This summer my internship provided me with incredible opportunities that allowed me to learn more extensively about public defense work, the death penalty, and America’s criminal justice system in general. While it is easy to recognize how much the CDO has given me, it is also important to reflect on the personal contributions that I have made to the office.
Much of the work that I did was gathering mitigating evidence that could be presented to a judge or jury in order to provide context to a crime/ our client’s role in a crime. This meant I combed through hospital records, school records, legal records, Instagram direct messages, and anything else that I could find relating to a client. When looking through these records, I would record and organize important or useful information and make it accessible to the office so that it could be used when writing briefs or presenting the case. Oftentimes, these records shed light on a client’s mental health issues, past abuse, etc. I made sure that my supervisor became aware of any of the information I found that could help convince a jury that our client does not deserve to be sentenced to death.

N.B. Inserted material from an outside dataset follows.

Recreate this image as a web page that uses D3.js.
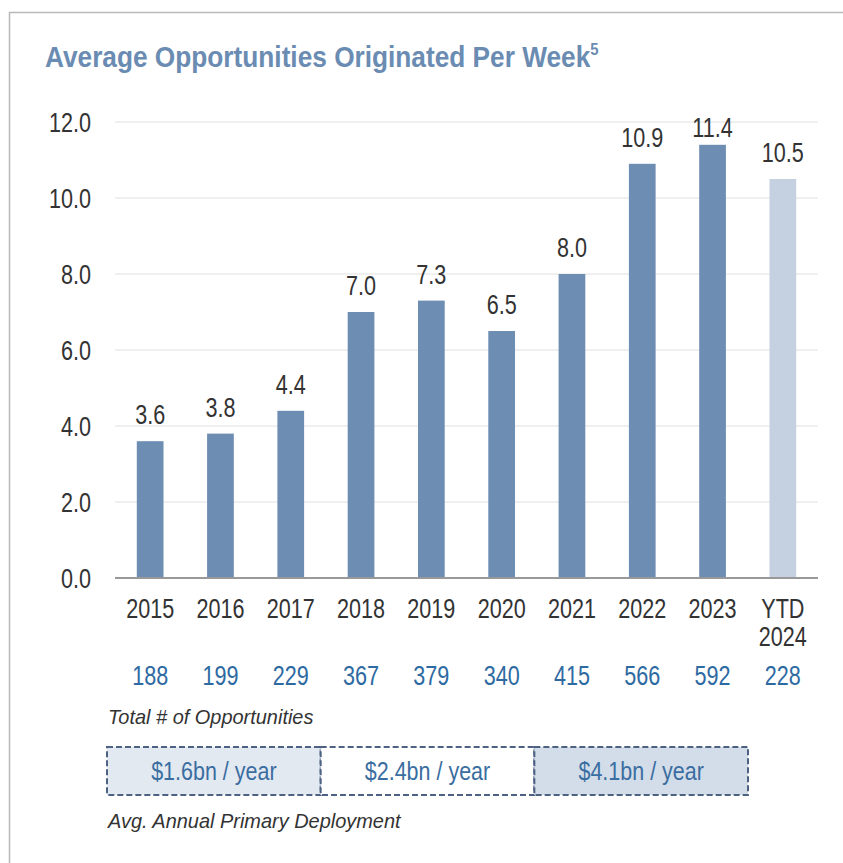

Along with the records review that I completed during my internship, each intern was required to work on a presentation on a topic of their choice that could be helpful to the office. I chose to research and present on the topic of social dangerousness (a criteria that must be proved in order for a jury to impose a death sentence) and how it negatively affects the mentally ill in our criminal justice system. I hoped to provide insight to the office on the history of social dangerousness in death penalty litigation and ways to keep an eye out for its negative effects when a client has a mental illness. The attorneys and mitigation specialists were able to comment on and ask questions about the topic after I presented, which spurred interesting conversations and opinions about the information.